"Der Berg ist immer stärker. Den Berg interessiert nicht, wer oder was kommt", sagt Lorenz Frutiger, Bergführer an der Eiger-Nordwandim Schweizerischen Berner Oberland, einer der schwierigsten Wände der Alpen. Sie verlangt einem Bergsteiger alles Können ab. Wetterstürze, Lawinen, Gewitter und Steinschlag machen die Wand der Wände so gefährlich. "Der Berg ist ehrlich. Er ist immer derselbe und gibt direkt Rückmeldung, ob man genügend trainiert hat, ob man wirklich bereit ist, ihn zu erklettern", sagt Frutiger, der sie etwa zweimal im Jahr mit Kollegen oder Gästen begeht.
Die "letzten drei Probleme der Alpen"
Die Nordwände des Eiger, des Matterhorns und der Grandes Jorasses im Mont Blanc-Gebiet gelten in den 1930er-Jahren unter Bergsteigern als die "letzten drei Probleme der Alpen". Die Kletter-Elite liefert sich einen Wettlauf. Die Nordwand des Matterhorns wird 1931 erklettert, die der Grandes Jorasses 1935. "Erst als die Grand Jorasses-Nordwand durchstiegen war, fiel das Interesse auf jene des Eigers – mit knapp 1.700 Metern die höchste der drei Wände. Das waren harte Kerle, die sich an eine solche Wand gewagt haben", erklärt der Eiger-Experte und Historiker Rainer Rettner.
1935 kommen die beiden Münchner Max Sedlmayr und Karl Mehringer bei einem ersten Durchsteigungsversuch ums Leben. Ein Jahr später stirbt eine deutsch-österreichische Vierer-Seilschaft unter dramatischen Umständen. Die Nordwand heißt bald "Mordwand". Auch die Bayern Anderl Heckmair und Ludwig Vörg fühlen sich herausgefordert. Beide sind gut vorbereitet und wissen um die eingelagerten Eisfelder in der Wand. "Man muss auf das Eis gefasst sein. Und danach haben wir uns ausgerüstet", sagt Heckmair.

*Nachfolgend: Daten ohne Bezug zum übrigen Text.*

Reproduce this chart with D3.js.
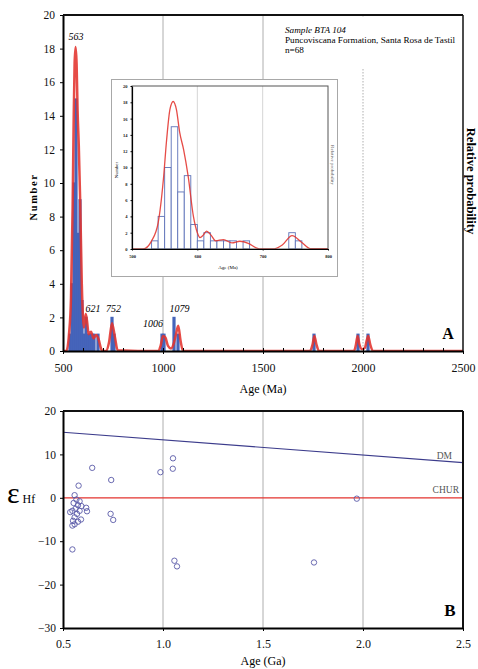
<!DOCTYPE html>
<html>
<head>
<meta charset="utf-8">
<script src="https://cdn.jsdelivr.net/npm/d3@7"></script>
<style>
  body { margin: 0; background: #fff; }
  svg { display: block; font-family: "Liberation Serif", "Times New Roman", serif; }
  .axis path, .axis line { stroke: #000; }
  .axis text { fill: #111; }
</style>
</head>
<body>
<svg id="chart" width="478" height="669"></svg>
<script>
// ---- panel A : detrital zircon ages ----
const binStarts = [530, 540, 550, 560, 570, 580, 590, 600, 610, 620, 630, 640, 650, 670,
                   740, 750, 990, 1000, 1050, 1070, 1750, 1970, 2020];
const binCounts = [1, 4, 10, 15, 7, 9, 3, 1, 2, 1, 1, 1, 1, 1,
                   2, 1, 1, 1, 2, 1, 1, 1, 1];
const binWidth = 10;

// relative probability curve, scaled to the count axis
const probAges = [500, 517, 530, 540, 548, 553, 558, 563, 568, 573, 579, 586, 594, 600, 604,
                  609, 614, 621, 628, 640, 653, 665, 678, 690, 698, 715, 730, 745, 760, 773,
                  975, 988, 1000, 1012, 1025, 1040, 1055, 1065, 1076, 1088, 1100,
                  1735, 1748, 1757, 1767, 1780, 1955, 1965, 1973, 1982, 1995, 2010, 2018,
                  2026, 2036, 2050, 2500];
const probValues = [0, 0, 1, 3.2, 8.5, 13.4, 17.1, 18.1, 17.1, 14.3, 12.2, 8.9, 4, 2, 1.4,
                    1.7, 2.2, 1.7, 1.0, 1.15, 0.75, 0.95, 0.7, 0.15, 0, 0, 0.5, 1.65, 0.8, 0.05,
                    0, 0.3, 0.9, 0.8, 0.3, 0.15, 0.5, 1.0, 1.5, 0.6, 0,
                    0, 0.4, 0.9, 0.4, 0, 0, 0.4, 0.9, 0.4, 0.1, 0.2, 0.6,
                    0.9, 0.4, 0, 0];

const peakNames = ["563", "621", "752", "1006", "1079"];
const peakAges = [565, 650, 753, 950, 1083];
const peakLevels = [18.5, 2.3, 2.3, 1.4, 2.35];

const ageTicks = [500, 1000, 1500, 2000, 2500];
const countTicks = [0, 2, 4, 6, 8, 10, 12, 14, 16, 18, 20];
const insetAgeTicks = [500, 600, 700, 800];
const sampleLines = ["Sample BTA 104", "Puncoviscana Formation, Santa Rosa de Tastil", "n=68"];

// ---- panel B : Hf isotopes ----
const hfAges = [0.646, 0.741, 0.738, 0.751, 0.616, 0.620, 0.547, 0.987, 1.050, 1.049, 1.057,
                1.070, 1.755, 1.969, 0.578, 0.558, 0.567, 0.583, 0.553, 0.575, 0.592, 0.563,
                0.547, 0.583, 0.570, 0.536, 0.558, 0.590, 0.550, 0.575, 0.558, 0.547];
const hfValues = [6.9, 4.1, -3.7, -5.1, -2.3, -3.1, -11.9, 5.9, 9.1, 6.7, -14.5,
                  -15.8, -14.9, -0.2, 2.8, 0.6, -0.4, -0.8, -1.2, -1.7, -1.9, -2.5,
                  -3.0, -3.0, -3.7, -3.3, -4.5, -5.0, -5.3, -5.5, -6.1, -6.4];
const refAges = [0.5, 2.5];
const dmValues = [15.1, 8.1];
const churValues = [0, 0];
const gaTicks = [0.5, 1.0, 1.5, 2.0, 2.5];
const epsTicks = [20, 10, 0, -10, -20, -30];

const bins = binStarts.map((s, i) => ({ start: s, count: binCounts[i] }));
const prob = probAges.map((a, i) => ({ age: a, value: probValues[i] }));
const hf = hfAges.map((a, i) => ({ age: a, value: hfValues[i] }));

const svg = d3.select("#chart");
const red = "#e3332e";
const grid = "#9a9a9a";

// d3 axes put a sans-serif font on their group; take it off again
function serifAxis(g, size, weight) {
    g.attr("font-family", null).attr("font-size", null);
    g.selectAll("text").attr("font-size", size).attr("font-weight", weight || null);
}

function histogram(g, x, y, opts) {
    g.selectAll("rect.bar")
        .data(bins.filter(d => d.start < x.domain()[1]))
        .join("rect")
        .attr("class", "bar")
        .attr("x", d => x(d.start))
        .attr("width", d => x(d.start + binWidth) - x(d.start))
        .attr("y", d => y(d.count))
        .attr("height", d => y(0) - y(d.count))
        .attr("fill", opts.fill)
        .attr("stroke", opts.stroke)
        .attr("stroke-width", opts.strokeWidth);

    const line = d3.line()
        .x(d => x(d.age))
        .y(d => y(d.value))
        .curve(d3.curveMonotoneX);
    g.append("path")
        .datum(prob)
        .attr("d", line)
        .attr("fill", "none")
        .attr("stroke", red)
        .attr("stroke-width", opts.lineWidth)
        .attr("stroke-opacity", 0.88);
}

// ================= panel A =================
const A = { left: 63, right: 463, top: 15, bottom: 351 };
const xA = d3.scaleLinear().domain([500, 2500]).range([A.left, A.right]);
const yA = d3.scaleLinear().domain([0, 20]).range([A.bottom, A.top]);

const gA = svg.append("g");

// vertical guide lines
gA.selectAll("line.grid")
    .data([1000, 1500, 2000])
    .join("line")
    .attr("x1", d => xA(d)).attr("x2", d => xA(d))
    .attr("y1", A.top).attr("y2", A.bottom)
    .attr("stroke", grid)
    .attr("stroke-width", 0.8)
    .attr("stroke-dasharray", d => d === 2000 ? "1.5,1.5" : null);

// white box behind the sample text
gA.append("rect")
    .attr("x", 282).attr("y", A.top + 2)
    .attr("width", 175).attr("height", 52)
    .attr("fill", "#fff");

svg.append("clipPath").attr("id", "clipA")
    .append("rect").attr("x", A.left).attr("y", A.top - 5)
    .attr("width", A.right - A.left).attr("height", A.bottom - A.top + 5);

histogram(gA.append("g").attr("clip-path", "url(#clipA)"), xA, yA,
    { fill: "#4866bd", stroke: "#4563b8", strokeWidth: 1.2, lineWidth: 2.5 });

// minor ticks every 100 Ma (inward)
gA.append("g")
    .attr("class", "axis")
    .attr("transform", `translate(0,${A.bottom})`)
    .call(d3.axisTop(xA).tickValues(d3.range(600, 2500, 100)).tickSize(3).tickFormat(""))
    .call(g => g.select(".domain").remove());

gA.append("g")
    .attr("class", "axis")
    .attr("transform", `translate(0,${A.bottom})`)
    .call(d3.axisBottom(xA).tickValues(ageTicks).tickFormat(d3.format("d"))
        .tickSizeInner(3).tickSizeOuter(0).tickPadding(9))
    .call(g => g.select(".domain").attr("stroke-width", 2))
    .call(g => serifAxis(g, 12));

gA.append("g")
    .attr("class", "axis")
    .attr("transform", `translate(${A.left},0)`)
    .call(d3.axisLeft(yA).tickValues(countTicks).tickSizeInner(3).tickSizeOuter(0).tickPadding(5))
    .call(g => g.select(".domain").attr("stroke-width", 2))
    .call(g => serifAxis(g, 11.5));

// top and right frame
gA.append("line").attr("x1", A.left).attr("x2", A.right).attr("y1", A.top).attr("y2", A.top)
    .attr("stroke", "#111").attr("stroke-width", 2);
gA.append("line").attr("x1", A.right).attr("x2", A.right).attr("y1", A.top).attr("y2", A.bottom)
    .attr("stroke", "#111").attr("stroke-width", 1.5);

// peak labels
gA.selectAll("text.peak")
    .data(peakNames)
    .join("text")
    .attr("class", "peak")
    .attr("x", (d, i) => xA(peakAges[i]))
    .attr("y", (d, i) => yA(peakLevels[i]))
    .attr("text-anchor", "middle")
    .attr("font-size", 10)
    .attr("font-style", "italic")
    .text(d => d);

// sample description
gA.selectAll("text.sample")
    .data(sampleLines)
    .join("text")
    .attr("class", "sample")
    .attr("x", 285)
    .attr("y", (d, i) => 33 + i * 10)
    .attr("font-size", 9.2)
    .attr("font-style", (d, i) => i === 0 ? "italic" : null)
    .text(d => d);

gA.append("text").attr("x", 448).attr("y", 339).attr("text-anchor", "middle")
    .attr("font-size", 16).attr("font-weight", "bold").text("A");

gA.append("text").attr("x", xA(1500)).attr("y", 393).attr("text-anchor", "middle")
    .attr("font-size", 12).text("Age (Ma)");

gA.append("text")
    .attr("transform", `translate(37,${(A.top + A.bottom) / 2 + 14}) rotate(-90)`)
    .attr("text-anchor", "middle")
    .attr("font-size", 10.5).attr("font-weight", "bold").attr("letter-spacing", 1.6)
    .text("Number");

gA.append("text")
    .attr("transform", `translate(467,181) rotate(90)`)
    .attr("text-anchor", "middle")
    .attr("font-size", 12.5).attr("font-weight", "bold")
    .text("Relative probability");

// ---------------- inset ----------------
const I = { left: 132, right: 328, top: 86, bottom: 249 };
const gI = svg.append("g");
gI.append("rect")
    .attr("x", 111.5).attr("y", 79.5).attr("width", 226).attr("height", 197)
    .attr("fill", "#fff").attr("stroke", "#a8a8a8").attr("stroke-width", 1);

const xI = d3.scaleLinear().domain([500, 800]).range([I.left, I.right]);
const yI = d3.scaleLinear().domain([0, 20]).range([I.bottom, I.top]);

gI.selectAll("line.grid")
    .data([600, 700])
    .join("line")
    .attr("x1", d => xI(d)).attr("x2", d => xI(d))
    .attr("y1", I.top).attr("y2", I.bottom)
    .attr("stroke", "#c4c4c4").attr("stroke-width", 0.7);

svg.append("clipPath").attr("id", "clipI")
    .append("rect").attr("x", I.left).attr("y", I.top)
    .attr("width", I.right - I.left).attr("height", I.bottom - I.top);

histogram(gI.append("g").attr("clip-path", "url(#clipI)"), xI, yI,
    { fill: "#fff", stroke: "#5d72b8", strokeWidth: 0.9, lineWidth: 1.3 });

gI.append("rect")
    .attr("x", I.left).attr("y", I.top).attr("width", I.right - I.left).attr("height", I.bottom - I.top)
    .attr("fill", "none").attr("stroke", "#555").attr("stroke-width", 1);

gI.append("g")
    .attr("class", "axis")
    .attr("transform", `translate(0,${I.bottom})`)
    .call(d3.axisBottom(xI).tickValues(insetAgeTicks).tickSizeInner(1.5).tickSizeOuter(0).tickPadding(4))
    .call(g => g.select(".domain").attr("stroke-width", 1.2))
    .call(g => serifAxis(g, 4.5, "bold"));

gI.append("g")
    .attr("class", "axis")
    .attr("transform", `translate(${I.left},0)`)
    .call(d3.axisLeft(yI).tickValues(countTicks).tickSizeInner(1.5).tickSizeOuter(0).tickPadding(3))
    .call(g => g.select(".domain").attr("stroke-width", 1.2))
    .call(g => serifAxis(g, 4.5, "bold"));

gI.append("text").attr("x", xI(650) - 2).attr("y", 269).attr("text-anchor", "middle")
    .attr("font-size", 5).text("Age (Ma)");
gI.append("text")
    .attr("transform", `translate(118,170) rotate(-90)`)
    .attr("text-anchor", "middle").attr("font-size", 5).text("Number");
gI.append("text")
    .attr("transform", `translate(331,165) rotate(90)`)
    .attr("text-anchor", "middle").attr("font-size", 5).attr("fill", "#555")
    .text("Relative probability");

// ================= panel B =================
const B = { left: 63, right: 463, top: 411, bottom: 628 };
const xB = d3.scaleLinear().domain([0.5, 2.5]).range([B.left, B.right]);
const yB = d3.scaleLinear().domain([-30, 20]).range([B.bottom, B.top]);
const gB = svg.append("g");

gB.selectAll("line.grid")
    .data([1.0, 1.5, 2.0])
    .join("line")
    .attr("x1", d => xB(d)).attr("x2", d => xB(d))
    .attr("y1", B.top).attr("y2", B.bottom)
    .attr("stroke", grid).attr("stroke-width", 0.8);

const refLine = d3.line().x(d => xB(d[0])).y(d => yB(d[1]));
gB.append("path")
    .attr("d", refLine(refAges.map((a, i) => [a, churValues[i]])))
    .attr("stroke", red).attr("stroke-width", 1.3).attr("fill", "none");
gB.append("path")
    .attr("d", refLine(refAges.map((a, i) => [a, dmValues[i]])))
    .attr("stroke", "#3c3c8c").attr("stroke-width", 1.2).attr("fill", "none");

gB.selectAll("circle")
    .data(hf)
    .join("circle")
    .attr("cx", d => xB(d.age))
    .attr("cy", d => yB(d.value))
    .attr("r", 2.7)
    .attr("fill", "none")
    .attr("stroke", "#5a5aa8")
    .attr("stroke-width", 0.9);

gB.append("g")
    .attr("class", "axis")
    .attr("transform", `translate(0,${B.bottom})`)
    .call(d3.axisBottom(xB).tickValues(gaTicks).tickFormat(d3.format(".1f"))
        .tickSizeInner(3).tickSizeOuter(0).tickPadding(8))
    .call(g => g.select(".domain").attr("stroke-width", 2))
    .call(g => serifAxis(g, 12));

gB.append("g")
    .attr("class", "axis")
    .attr("transform", `translate(${B.left},0)`)
    .call(d3.axisLeft(yB).tickValues(epsTicks).tickSizeInner(3).tickSizeOuter(0).tickPadding(4))
    .call(g => g.select(".domain").attr("stroke-width", 2))
    .call(g => serifAxis(g, 11.5));

gB.append("line").attr("x1", B.left).attr("x2", B.right).attr("y1", B.top).attr("y2", B.top)
    .attr("stroke", "#111").attr("stroke-width", 2);
gB.append("line").attr("x1", B.right).attr("x2", B.right).attr("y1", B.top).attr("y2", B.bottom)
    .attr("stroke", "#111").attr("stroke-width", 2);

gB.append("text").attr("x", 452).attr("y", yB(dmValues[1]) - 4).attr("text-anchor", "end")
    .attr("font-size", 9.5).attr("fill", "#555").text("DM");
gB.append("text").attr("x", 459).attr("y", yB(0) - 5).attr("text-anchor", "end")
    .attr("font-size", 9.5).attr("fill", "#555").text("CHUR");

gB.append("text").attr("x", 450).attr("y", 616).attr("text-anchor", "middle")
    .attr("font-size", 17).attr("font-weight", "bold").text("B");

gB.append("text").attr("x", xB(1.5)).attr("y", 665).attr("text-anchor", "middle")
    .attr("font-size", 12).text("Age (Ga)");

const eps = gB.append("text").attr("x", 7).attr("y", 503);
eps.append("tspan").attr("font-size", 30).text("ε");
eps.append("tspan").attr("font-size", 12).attr("dx", 3).text("Hf");
</script>
</body>
</html>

"Jetzt gibt es kein Umkehren mehr"
Sie besorgen sich neuartige zwölfzackige Steigeisen, mit denen man bis zu 60 Grad steile Eisfelder durchqueren kann. Sie lassen sich 50 Mauereisen schmieden, nehmen 30 Eishaken und 150 Meter Seil mit. Helme haben sie nicht, nur Mützen. Mit den beiden Österreichern Fritz Kasparek und Heinrich Harrer bilden die Männer eine Seilschaft und Anderl Heckmair übernimmt die Führung. Zwei Drittel der Wand sind bekannt, im letzten Drittel findet Heckmair eine eigene Route, die drei Kilometer durch die Wand führt und heute Heckmair-Route heißt. "Über die Rampe, über den Götterquergang, durch die Spinne und die Ausstiegsrisse zum Gipfeleisfeld", wie der Eiger-Experte Rettner erklärt. Damals bricht in der weißen Spinne, einem tückischen Eisfeld, ein Wettersturz über die vier Bergsteigern herein, Sturm, Hagel, Schnee. "Sie hatten größte Mühe, sich in der Wand zu halten", so Rettner. Lawinen krachen die Nordwand herunter, doch so weit oben wie sie sind, gibt es kein Zurück. "Ich war seelisch befreit, als ich gewusst habe: Jetzt gibt es kein Umkehren mehr", sagt Anderl Heckmair im Rückblick.
Nach einer eisigen Biwaknacht klettern sie weiter. 150 Meter trennen sie noch vom Gipfel. Um die Ausstiegsrisse passieren zu können, richten sich die vier Seilpartner nach den Intervallen der Lawinen. Am 24. Juli 1938 gegen halb vier nachmittags erreichen sie den 3.970 Meter hohen Gipfel. "Droben hat uns der Sturm mit seiner vollen Gewalt erwischt. Wir haben uns bloß das Eis aus den Augenbrauen rausgewischt, uns die Hand gegeben und sind wieder runter", erinnert sich Anderl Heckmair, der danach nie wieder durch die Nordwand gestiegen ist. Über die Westflanke steigen sie ab und werden begeistert empfangen. Und Adolf Hitler feiert die deutschen und österreichischen Bergsteiger als Nationalhelden und nutzt sie als willkommene Parabel für den Anschluss Österreichs ans Deutsche Reich.